I grew up in Monterey Park, so downtown L.A. was practically in my backyard. On a school field trip to Little Tokyo in seventh grade, I had my friend take a picture of me with the downtown skyline in the background. I just loved skyscrapers. When I was a student at UC Berkeley, I went to San Francisco every chance I got. In 2003, I took a trip to New York City that cemented my love for all things urban. I knew I wanted to live somewhere with that energy and vibrant city life.

The revitalization of New York City is an example of “urban done right”–and how a city can be an amazing place to live, work, and play. A decade ago, the future of downtown L.A. seemed so unknown. We wanted it to become a center where Angelenos could gather, shop, play, work, and live. But most people couldn’t have imagined the downtown that exists today.

A great example, and one of the most memorable projects I worked on with the Downtown Center Business Improvement District, is L.A. Live, the sports and entertainment district completed in 2007. The spot where it now stands was once a huge, lifeless surface parking lot across from Staples Center. Now it’s an amazing piece of the downtown puzzle: a place where people go to see music or sports, to eat, to go bowling, or to watch a movie.

In the years that I’ve been working and living downtown, there has been so much revitalization, from Grand Park to Grand Central Market. The next big projects I am excited about are the Bloc and the Broadway Trade Center, which are both game changers for in their respective downtown neighborhoods, bringing new retail, restaurants, and jobs back to the center of Los Angeles. I think people were tired of living in the suburbs and being stuck in in their cars in traffic. I also think Angelenos were tired of people in other cities picking on L.A. as not being a “real city” but a huge sprawling suburban wasteland.

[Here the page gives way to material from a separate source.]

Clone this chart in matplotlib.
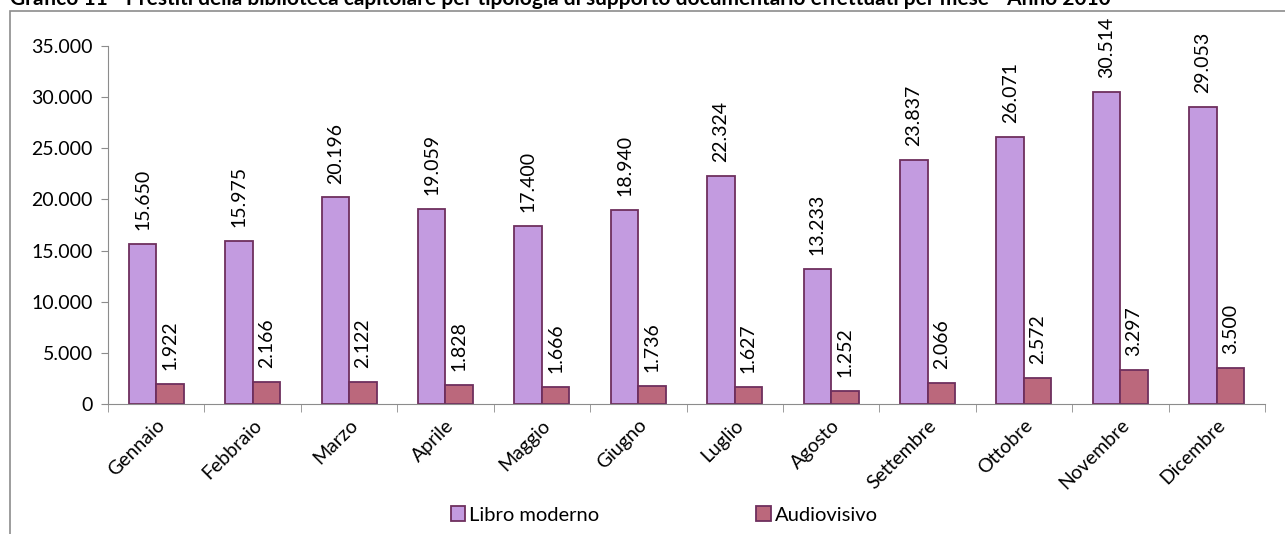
import numpy as np
import matplotlib.pyplot as plt
from matplotlib.patches import Rectangle
from matplotlib.ticker import FuncFormatter

plt.rcParams['font.family'] = ['Lato', 'DejaVu Sans']

mesi = ['Gennaio', 'Febbraio', 'Marzo', 'Aprile', 'Maggio', 'Giugno',
        'Luglio', 'Agosto', 'Settembre', 'Ottobre', 'Novembre', 'Dicembre']
libro_moderno = [15650, 15975, 20196, 19059, 17400, 18940,
                 22324, 13233, 23837, 26071, 30514, 29053]
audiovisivo = [1922, 2166, 2122, 1828, 1666, 1736,
               1627, 1252, 2066, 2572, 3297, 3500]


def fmt_it(v):
    # thousands separator with a dot, italian style
    return f'{int(v):,}'.replace(',', '.')


fig = plt.figure(figsize=(12.85, 5.34), dpi=100)
# outer chart frame, partly out of the picture
fig.patches.append(Rectangle((10 / 1285, -0.1), 1.2, 1 - 11 / 534 + 0.1,
                             transform=fig.transFigure, fill=False,
                             edgecolor='#8c8c8c', linewidth=1.2))
# title: only its lower part is visible in the original image
fig.text(0.008, 1 + 1 / 534, 'Grafico 11 - Prestiti della biblioteca capitolare per tipologia di supporto '
         'documentario effettuati per mese - Anno 2010',
         ha='left', va='center', fontsize=15, fontweight='bold')

ax = fig.add_axes([108 / 1285, 1 - 404 / 534, (1265 - 108) / 1285, (404 - 46) / 534])
x = np.arange(len(mesi))
w = 0.285
b1 = ax.bar(x - w / 2, libro_moderno, w, color='#c39be0', edgecolor='#6e2f5e',
            linewidth=1.3, label='Libro moderno')
b2 = ax.bar(x + w / 2, audiovisivo, w, color='#bb687c', edgecolor='#6e2f5e',
            linewidth=1.3, label='Audiovisivo')

for bars in (b1, b2):
    for r in bars:
        ax.annotate(fmt_it(r.get_height()), (r.get_x() + r.get_width() / 2, r.get_height()),
                    xytext=(0, 10), textcoords='offset points', rotation=90,
                    ha='center', va='bottom', fontsize=14)

ax.set_xlim(-0.5, len(mesi) - 0.5)
ax.set_ylim(0, 35000)
ax.set_yticks(np.arange(0, 35001, 5000))
ax.yaxis.set_major_formatter(FuncFormatter(lambda v, p: fmt_it(v)))
ax.set_xticks(x)
ax.set_xticklabels(mesi, rotation=45, ha='right', rotation_mode='anchor', fontsize=14)
ax.set_xticks(np.arange(-0.5, len(mesi)), minor=True)
ax.tick_params(axis='x', which='major', length=0, pad=9)
ax.tick_params(axis='x', which='minor', length=6, color='#8c8c8c')
ax.tick_params(axis='y', length=5, color='#8c8c8c', labelsize=14, pad=6)
for s in ['top', 'right']:
    ax.spines[s].set_visible(False)
for s in ['left', 'bottom']:
    ax.spines[s].set_color('#8c8c8c')

fig.legend(handles=[b1, b2], loc='center', bbox_to_anchor=(0.517, 1 - 515 / 534), ncol=2,
           frameon=False, fontsize=14.5, handlelength=0.7, handleheight=0.7,
           handletextpad=0.2, columnspacing=7.8)

fig.savefig('out.png', dpi=100)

We still have problems downtown, including homelessness. It is inhumane for people to live the way they do on our streets, especially on Skid Row. Downtown L.A. is full of homeless people with serious mental health issues and the situation cannot continue indefinitely. The city of L.A has started looking at this issue and finally taking it more head-on with the proposal of hiring a “homeless czar.” My view is that we need to decentralize Skid Row by not concentrating all of the homeless facilities into one small area; this is a problem for all of L.A. County to address, not just downtown.

If urban revitalization can happen in downtown L.A., it can happen almost anywhere. We have faced and overcome tremendous challenges. Downtown L.A. was completely forgotten, but now Angelenos are coming back to the city. Downtown is in fierce competition for people and money with so many other smaller centers in the city, yet it continues to grow and become more vibrant. It really proves the old cliché: “If you build it they will come!”